Food Talk

Our ‘very own’ amaranth

Our ‘very own’ amaranth

Amaranth kebab - iStock

Pushpesh Pant

THERE is an old saying that “one lives and learns”. But there are times when new information is so unsettling that unlearning becomes impossible. Imagine our shock and surprise when a recent article in The Guardian, published from London, conveyed the information that amaranth, known as Ramdana in Hindi, is not the child of this soil, and has spread from Latin America to the rest of the world. Not only the seeds but its leaves are also relished as flavourful greens in different parts of the country. In village fairs, the hard laddoo, made with Ramdana and jaggery syrup, have long been the affordable sweetmeat to treat and distract the children with. If you have had the good fortune to trek to Yamnotri, you must have come across the breathtaking sight of crimson-coloured chua, the pahadi name for amaranth near the high-altitude Kharsali village. As a matter of fact, many medicines are coloured with a tint, originally derived from this plant.

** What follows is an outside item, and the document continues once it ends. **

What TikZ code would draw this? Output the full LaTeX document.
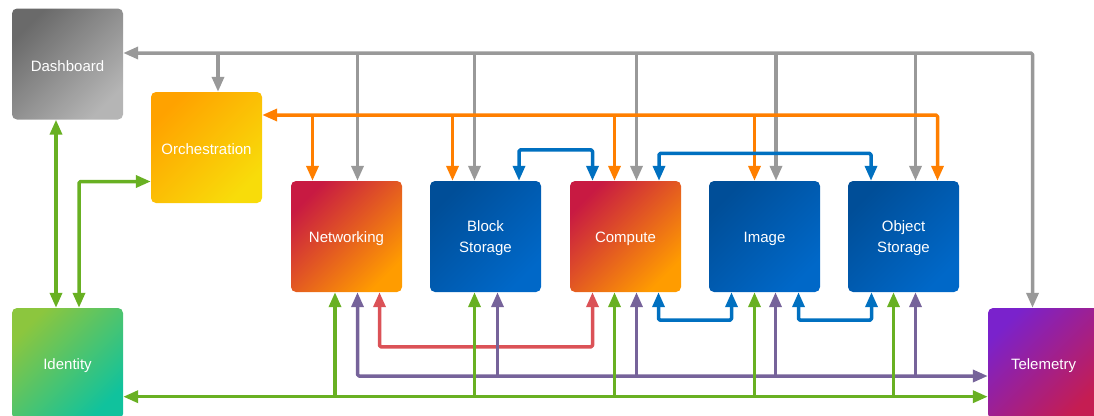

Long considered a poor man’s coarse food, in recent years amaranth has attracted attention of nutritionists as a ‘superfood’. This, we suspect, has inspired The Guardian story, illustrated with pictures from Peru.

It is difficult to concede that amaranth came to India via Africa as part of the much-hyped Columbian exchange in the 15th-16th centuries. Never before has it been mentioned in the long list that includes chillies, maize, potatoes, tomatoes, tobacco and fruits like guava, pineapple, papaya. It also seems a bit odd, to say the least, that amaranth alone was excluded when other crops and seeds were happily adopted in mother countries of conquistadores in Europe. Let’s not forget that the explorer navigators hadn’t set foot on Indian soil till that time. It would be many centuries before the British would mount a botanical survey of the subcontinent. The Europeans could have had no idea of grains, vegetables and legumes grown in the wild. The case of bhut jholakiya chilli and wild tea plants in the north-eastern part of our country illustrate this. It stretches credulity that chua, an import from the New World, could travel to remote Himalayan heights and spread like forest fire.

Call us a dinosaur, but we will continue to treat Ramdana as our own, cook it as kheer or let it quell pangs of hunger as roti on the days of ritual fasting without sparing a thought for Peru. In the meantime, do try the amaranth kebab!

Amaranth kebab


Amaranth seeds 2

Amaranth seeds popped 1/2 cup

Potato (medium-sized, boiled,

peeled and mashed) 1

Onion (chopped fine) 1 small

Garlic paste 1/2 tsp

Ginger (grated or diced) 1-inch piece

Cumin powder 1/2 tsp

Green chillies (slit and chopped) 2-3

Red chilli flakes 1/2 tsp

Black peppercorns (coarsely pounded) 6-8

Salt To taste

Ghee/oil to shallow fry or pan grill


Boil the amaranth seeds in a little over two cups of water for about 25 minutes. Switch off the flame. Drain out and keep aside in a bowl, allow it to cool. Add to it the mashed potato, along with powdered and pounded spices, garlic paste and the salt. Divide in equal portions and roll with moistened palms into small balls. Make a hollow in the middle, pressing firmly with the thumb and pack it with finely chopped onions, green chillies, ginger, coriander and red chilli flaked. Roll again, then flatten into kebab-like patties. Spread the popped amaranth on a plate and place the kebab on it, turning once to coat on both sides. Heat ghee or oil in a non-stick or thick-bottomed pan. Shallow fry or pan-grill the kebab in patches, passing gently with a spatula and turning once till a crisp crust is formed. Enjoy hot with green chutney or sauce.